**Supplied material**
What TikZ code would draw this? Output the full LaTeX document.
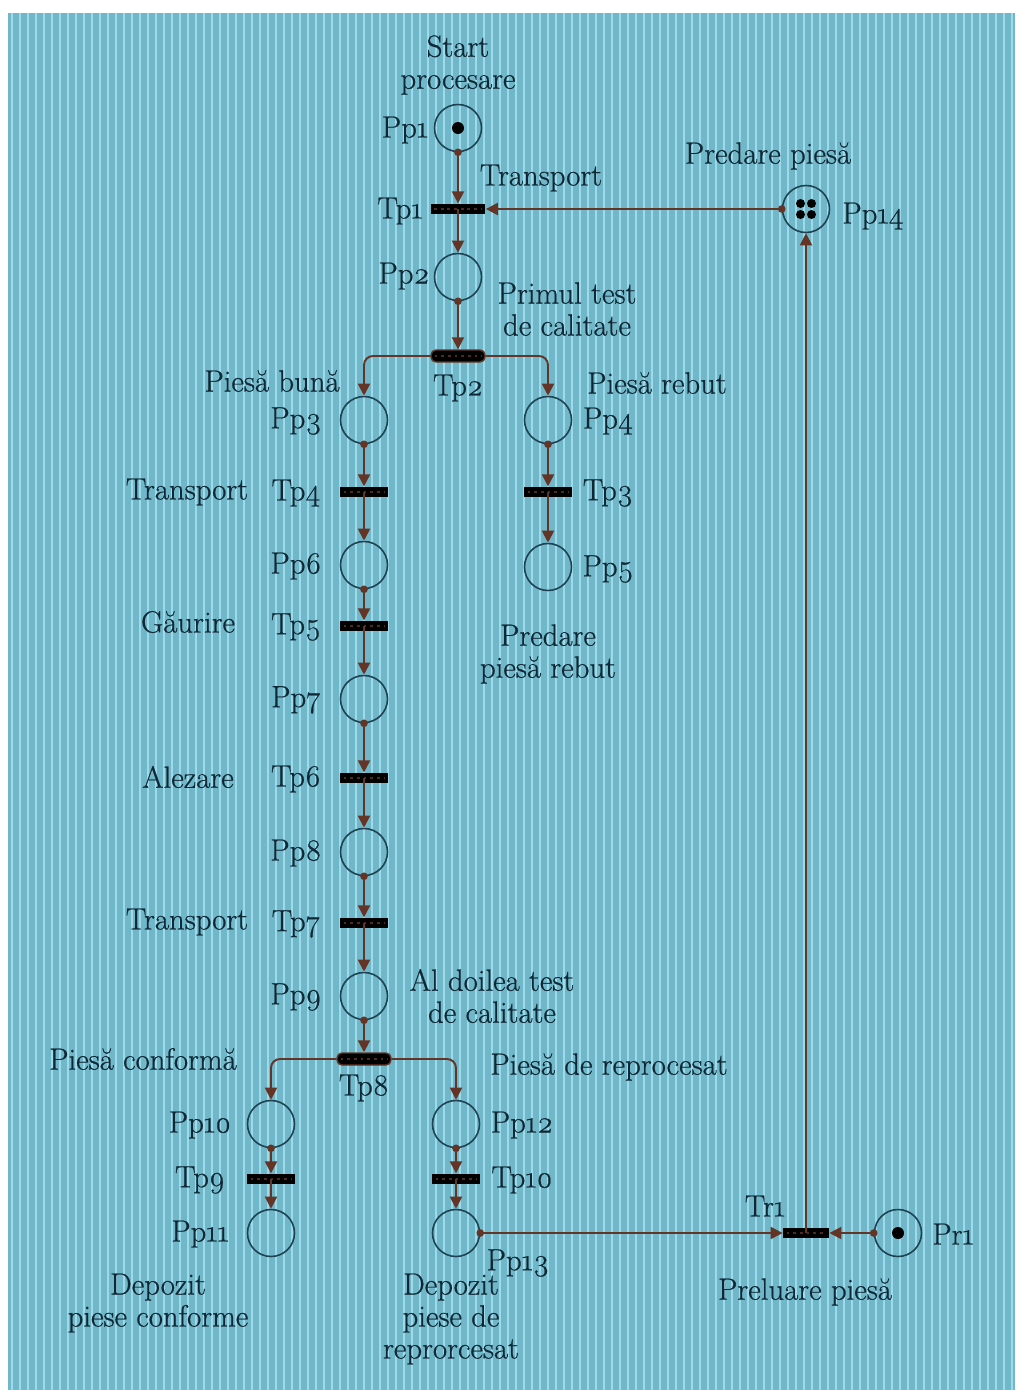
\documentclass[tikz,border=0pt]{standalone}
\usepackage{fontspec}
\setmainfont{Latin Modern Roman}[Numbers=OldStyle, FakeBold=0.6]
\usetikzlibrary{arrows.meta,calc}
\definecolor{bgc}{RGB}{112,184,201}
\definecolor{strc}{RGB}{158,218,232}
\definecolor{arcc}{RGB}{100,52,38}
\definecolor{txtc}{RGB}{16,40,54}
\definecolor{ringc}{RGB}{30,66,82}
\begin{document}
\begin{tikzpicture}[x=0.02cm,y=-0.02cm,
  place/.style={circle, draw=ringc, line width=0.9pt, minimum size=0.94cm, inner sep=0pt},
  trans/.style={rectangle, fill=black, minimum width=#1, minimum height=0.21cm, inner sep=0pt,
    path picture={\draw[arcc!80!black, line width=1.6pt, dash pattern=on 1.6pt off 2.2pt]
      ([xshift=2pt]path picture bounding box.west) -- ([xshift=-2pt]path picture bounding box.east);}},
  trans/.default=0.96cm,
  rtrans/.style={trans=#1, rounded corners=2.8pt, draw=arcc, line width=0.8pt, minimum height=0.24cm},
  pnarc/.style={draw=arcc, line width=1.1pt, rounded corners=0.18cm,
    {Circle[length=1.5mm,width=1.5mm]}-{Triangle[length=2.4mm,width=2.4mm]}, shorten <=-0.75mm},
  plarc/.style={draw=arcc, line width=1.1pt, rounded corners=0.18cm, -{Triangle[length=2.4mm,width=2.4mm]}},
  lbl/.style={text=txtc, font=\fontsize{17.5}{18.2}\selectfont, align=center, inner sep=0pt},
  tok/.style={fill=black}
]
\useasboundingbox (0,0) rectangle (1015,1390);
\fill[white] (0,0) rectangle (1015,1390);
\fill[bgc] (8,13) rectangle (1015,1390);
\foreach \i in {0,...,125} {
  \draw[strc, line width=0.7pt] (12+8*\i,13) -- (12+8*\i,1390);
}

% places
\node[place] (Pp1) at (458,128) {};
\node[place] (Pp2) at (458,277) {};
\node[place] (Pp3) at (364,420) {};
\node[place] (Pp4) at (548,420) {};
\node[place] (Pp5) at (548,567) {};
\node[place] (Pp6) at (364,565) {};
\node[place] (Pp7) at (364,699) {};
\node[place] (Pp8) at (364,852) {};
\node[place] (Pp9) at (364,996) {};
\node[place] (Pp10) at (271,1124) {};
\node[place] (Pp11) at (271,1233) {};
\node[place] (Pp12) at (456,1124) {};
\node[place] (Pp13) at (456,1233) {};
\node[place] (Pp14) at (806,209) {};
\node[place] (Pr1) at (898,1233) {};

% tokens
\fill[tok] (Pp1) circle (0.12cm);
\fill[tok] (Pr1) circle (0.12cm);
\foreach \dx/\dy in {-5.5/-5.5,5.5/-5.5,-5.5/5.5,5.5/5.5}
  \fill[tok] ($(Pp14)+(\dx,\dy)$) circle (0.09cm);

% transitions
\node[trans=1.1cm] (Tp1) at (458,209) {};
\node[rtrans=1.08cm] (Tp2) at (458,356) {};
\node[trans] (Tp3) at (548,492) {};
\node[trans] (Tp4) at (364,492) {};
\node[trans] (Tp5) at (364,626) {};
\node[trans] (Tp6) at (364,778) {};
\node[trans] (Tp7) at (364,923) {};
\node[rtrans=1.08cm] (Tp8) at (364,1059) {};
\node[trans] (Tp9) at (271,1179) {};
\node[trans] (Tp10) at (456,1179) {};
\node[trans=0.92cm] (Tr1) at (806,1233) {};

% arcs
\draw[pnarc] (Pp1.south) -- (Tp1.north);
\draw[plarc] (Tp1.center) -- (Pp2.north);
\draw[pnarc] (Pp14.west) -- (Tp1.east);
\draw[pnarc] (Pp2.south) -- (Tp2.north);
\draw[plarc] (Tp2.west) -| (Pp3.north);
\draw[plarc] (Tp2.east) -| (Pp4.north);
\draw[pnarc] (Pp3.south) -- (Tp4.north);
\draw[plarc] (Tp4.center) -- (Pp6.north);
\draw[pnarc] (Pp4.south) -- (Tp3.north);
\draw[plarc] (Tp3.center) -- (Pp5.north);
\draw[pnarc] (Pp6.south) -- (Tp5.north);
\draw[plarc] (Tp5.center) -- (Pp7.north);
\draw[pnarc] (Pp7.south) -- (Tp6.north);
\draw[plarc] (Tp6.center) -- (Pp8.north);
\draw[pnarc] (Pp8.south) -- (Tp7.north);
\draw[plarc] (Tp7.center) -- (Pp9.north);
\draw[pnarc] (Pp9.south) -- (Tp8.north);
\draw[plarc] (Tp8.west) -| (Pp10.north);
\draw[plarc] (Tp8.east) -| (Pp12.north);
\draw[pnarc] (Pp10.south) -- (Tp9.north);
\draw[plarc] (Tp9.center) -- (Pp11.north);
\draw[pnarc] (Pp12.south) -- (Tp10.north);
\draw[plarc] (Tp10.center) -- (Pp13.north);
\draw[pnarc] (Pp13.east) -- (Tr1.west);
\draw[pnarc] (Pr1.west) -- (Tr1.east);
\draw[plarc] (Tr1.center) -- (Pp14.south);

% labels
\node[lbl] (lStart) at (458,65) {Start\\procesare};
\node[lbl] (lPp1) at (405,130) {Pp1};
\node[lbl] (lTransp1) at (541,178) {Transport};
\node[lbl] (lTp1) at (400,211) {Tp1};
\node[lbl] (lPred) at (768,156) {Predare piesă};
\node[lbl] (lPp14) at (873,216) {Pp14};
\node[lbl] (lPp2) at (404,276) {Pp2};
\node[lbl] (lPrimul) at (567,309) {Primul test\\de calitate};
\node[lbl] (lBuna) at (272,381) {Piesă bună};
\node[lbl] (lTp2) at (458,388) {Tp2};
\node[lbl] (lRebut) at (657,383) {Piesă rebut};
\node[lbl] (lPp3) at (296,421) {Pp3};
\node[lbl] (lPp4) at (608,421) {Pp4};
\node[lbl] (lTransp4) at (187,492) {Transport};
\node[lbl] (lTp4) at (296,493) {Tp4};
\node[lbl] (lTp3) at (608,493) {Tp3};
\node[lbl] (lPp6) at (296,566) {Pp6};
\node[lbl] (lPp5) at (608,569) {Pp5};
\node[lbl] (lGaur) at (188,622) {Găurire};
\node[lbl] (lTp5) at (296,627) {Tp5};
\node[lbl] (lPredReb) at (548,654) {Predare\\piesă rebut};
\node[lbl] (lPp7) at (296,700) {Pp7};
\node[lbl] (lAlez) at (188,777) {Alezare};
\node[lbl] (lTp6) at (296,779) {Tp6};
\node[lbl] (lPp8) at (296,853) {Pp8};
\node[lbl] (lTransp7) at (187,922) {Transport};
\node[lbl] (lTp7) at (296,924) {Tp7};
\node[lbl] (lAlDoilea) at (492,996) {Al doilea test\\de calitate};
\node[lbl] (lPp9) at (296,997) {Pp9};
\node[lbl] (lConf) at (143,1059) {Piesă conformă};
\node[lbl] (lTp8) at (364,1088) {Tp8};
\node[lbl] (lRepr) at (609,1067) {Piesă de reprocesat};
\node[lbl] (lPp10) at (200,1125) {Pp10};
\node[lbl] (lPp12) at (522,1125) {Pp12};
\node[lbl] (lTp9) at (200,1180) {Tp9};
\node[lbl] (lTp10) at (522,1180) {Tp10};
\node[lbl] (lPp11) at (200,1234) {Pp11};
\node[lbl] (lPp13) at (518,1263) {Pp13};
\node[lbl] (lTr1) at (765,1206) {Tr1};
\node[lbl] (lPr1) at (953,1234) {Pr1};
\node[lbl] (lPrel) at (805,1292) {Preluare piesă};
\node[lbl] (lDepC) at (158,1303) {Depozit\\piese conforme};
\node[lbl] (lDepR) at (451,1319) {Depozit\\piese de\\reprorcesat};
\end{tikzpicture}
\end{document}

**Exercise description**
Repeat, with no pictures, each line from the beginning of the data through the line containing "(Pr1) at (898,1233)", inclusive.

**Exercise result**
What TikZ code would draw this? Output the full LaTeX document.
\documentclass[tikz,border=0pt]{standalone}
\usepackage{fontspec}
\setmainfont{Latin Modern Roman}[Numbers=OldStyle, FakeBold=0.6]
\usetikzlibrary{arrows.meta,calc}
\definecolor{bgc}{RGB}{112,184,201}
\definecolor{strc}{RGB}{158,218,232}
\definecolor{arcc}{RGB}{100,52,38}
\definecolor{txtc}{RGB}{16,40,54}
\definecolor{ringc}{RGB}{30,66,82}
\begin{document}
\begin{tikzpicture}[x=0.02cm,y=-0.02cm,
  place/.style={circle, draw=ringc, line width=0.9pt, minimum size=0.94cm, inner sep=0pt},
  trans/.style={rectangle, fill=black, minimum width=#1, minimum height=0.21cm, inner sep=0pt,
    path picture={\draw[arcc!80!black, line width=1.6pt, dash pattern=on 1.6pt off 2.2pt]
      ([xshift=2pt]path picture bounding box.west) -- ([xshift=-2pt]path picture bounding box.east);}},
  trans/.default=0.96cm,
  rtrans/.style={trans=#1, rounded corners=2.8pt, draw=arcc, line width=0.8pt, minimum height=0.24cm},
  pnarc/.style={draw=arcc, line width=1.1pt, rounded corners=0.18cm,
    {Circle[length=1.5mm,width=1.5mm]}-{Triangle[length=2.4mm,width=2.4mm]}, shorten <=-0.75mm},
  plarc/.style={draw=arcc, line width=1.1pt, rounded corners=0.18cm, -{Triangle[length=2.4mm,width=2.4mm]}},
  lbl/.style={text=txtc, font=\fontsize{17.5}{18.2}\selectfont, align=center, inner sep=0pt},
  tok/.style={fill=black}
]
\useasboundingbox (0,0) rectangle (1015,1390);
\fill[white] (0,0) rectangle (1015,1390);
\fill[bgc] (8,13) rectangle (1015,1390);
\foreach \i in {0,...,125} {
  \draw[strc, line width=0.7pt] (12+8*\i,13) -- (12+8*\i,1390);
}

% places
\node[place] (Pp1) at (458,128) {};
\node[place] (Pp2) at (458,277) {};
\node[place] (Pp3) at (364,420) {};
\node[place] (Pp4) at (548,420) {};
\node[place] (Pp5) at (548,567) {};
\node[place] (Pp6) at (364,565) {};
\node[place] (Pp7) at (364,699) {};
\node[place] (Pp8) at (364,852) {};
\node[place] (Pp9) at (364,996) {};
\node[place] (Pp10) at (271,1124) {};
\node[place] (Pp11) at (271,1233) {};
\node[place] (Pp12) at (456,1124) {};
\node[place] (Pp13) at (456,1233) {};
\node[place] (Pp14) at (806,209) {};
\node[place] (Pr1) at (898,1233) {};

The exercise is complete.